チャイコフスキー ピアノ協奏曲 第1番 作品23 第1楽章
Tranquillo
トゥランクイッロ
穏やかに(な)、心安らかに(な)
通常は「静かに」「落ち着いた」「静寂に」などと訳される。
音量的に静かであると同時に、より大切なのは心の状態である。
「平安な」「心配がない」「迷いがない」と言うような落ち着いた状態がトゥランクイッロ。
「トゥランクイッロにしていなさい。」と言うと、「静かにして」と言う意味だが、前後のニュアンスにより、「心配しなくていいよ。」と言う意味を表す。
トゥランクイッロの反対語は興奮状態の極地であるアジタート (agitato) 。
メンデルスゾーン 無言歌集「ベニスのゴンドラの歌」 作品30―6
Con spirito
コン・スピーリト
元気に、活気をつけて
コン・スピーリトには微妙な意味がある音楽用語。
con は with と同じ意味。
スピーリトは「精神」という意味であるが、総じて「形のない不滅なもの」を指し示す言葉。
気高い気持ちで行動したり、知的水準の高い仕事をするときに必要なのがスピーリト。
スピーリトを「魂」と訳されるのは間違い、「魂」のイタリア語はアニマ (anima) 。
- 「スピーリト持っている人」 → 頭が柔軟で、どんな状況にも素早く対応できること。
- 「実践的なスピーリト」 → 日常の実践的な問題に取り組む時、学んだ訳でもないのに上手に自然に対処する力。
スピーリトは宗教的な意味での「精霊 (spirito sano) 」も意味する。
教会では何度もこの言葉を聞く事になる。
精霊は肉体が滅んだ後にも残り、地上より高い精神世界に行き続ける。
言い換えれば、スピーリトはアニマが昇華した形。
スピーリトが表すものには、高い知的水準、深い知性とユーモアのセンスなどが不可欠。
ここでのユーモアには高い叡智あるひらめきがなくてはならない。
共用がなくては笑う事が出来ない上品さ、といえるかも知れない。
深い核心の部分をさしてスピーリトを使う場合もある。
- 「テキストの深いスピーリト」 → テキストの一番深いところにある意味。
- 「批評のスピーリトを理解する。」批評の奥底にある考え理解する。
演奏においてのコン・スピーリトは、品の良い、輝きを持つ状態。
但し、高尚でありながらユーモアのセンスがある事が重要。
モーツァルト 交響曲 第35番「ハフナー」 第1楽章 KV385
Risoluto
リソルート
きっぱりと、断固として、決然と
原形動詞はリソルヴェレ (risolvere) で、五件のラテン語はレソルトゥム (resolutum) 、意味は「解決する」。
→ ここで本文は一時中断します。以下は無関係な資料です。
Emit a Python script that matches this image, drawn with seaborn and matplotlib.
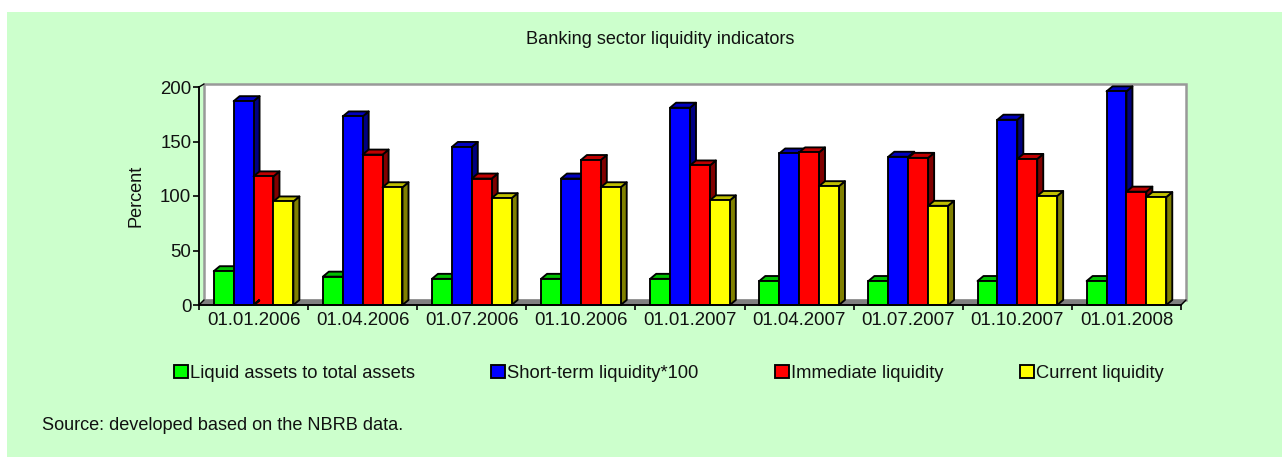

演奏に際しても「解決済み」なのであるから躊躇してはいけない。
- リソルートな人 → 迷いがなく決断力がある人
- リソルートな色調 → 強烈で鮮明な色調
ショパン 練習曲「木枯らし」 作品25―10
Dolente / Doloroso
ドレンテ、ドロローソ
Dolente 痛ましげな(に)、悲しそうな(に)
Doloroso 悲痛に(な)、悲しそうに(な)
ドレンテは「痛み」を表すドローレ (dolore) と言う語から由来している。
身体的な痛みだけでなく、精神的苦痛からくる悲しみ、苦しさもドレンテで表す。
ドレンテの悲しみは「今、現在痛い」と言う、現在進行形の辛さ、痛み。
ドロローソも痛みを伴う悲しさ、苦しみであるが、ドロローソの痛みはドレンテよりもさらに強く、「この先も続く、持続性のある痛み、苦しみ」。
ムソルグスキー 組曲「展覧会の絵」より「古城」
Agitato
アジタート
激動した、興奮した、引っかきまわした(同義語 アジる)
強く激しく動いている様子がアジタート。
もとの動詞アジターレ (agitare) には「振り動かす」「揺さぶる」「掻き乱す」「興奮させる」と言う、何かを大きく動かしている状態を表す。
何かを大きく動かしている状態
- 風が強く吹いて、葉が激しく揺れている。
- 化学実験で試験管の中の液体を激しく攪拌する。
- 厚くて扇子を激しくパタパタとあおぐ。
- 旗を激しく振り回す。
大きな動きがあって気持ちが興奮する状態
- 子どもの結婚式の準備で親がアジタート。
- 夕食の準備でアジタート
- 待ちに待ったデートの日がやってきてアジタート。
語源はインド・ヨーロッパ語属に観られるアジェーレ (agere) で「動かす」という意味。
ラテン語に取り入れられてアジターレ (agiare) となった、意味は「押す」。
この「押して動かす」状態がアジタートの根本的表情。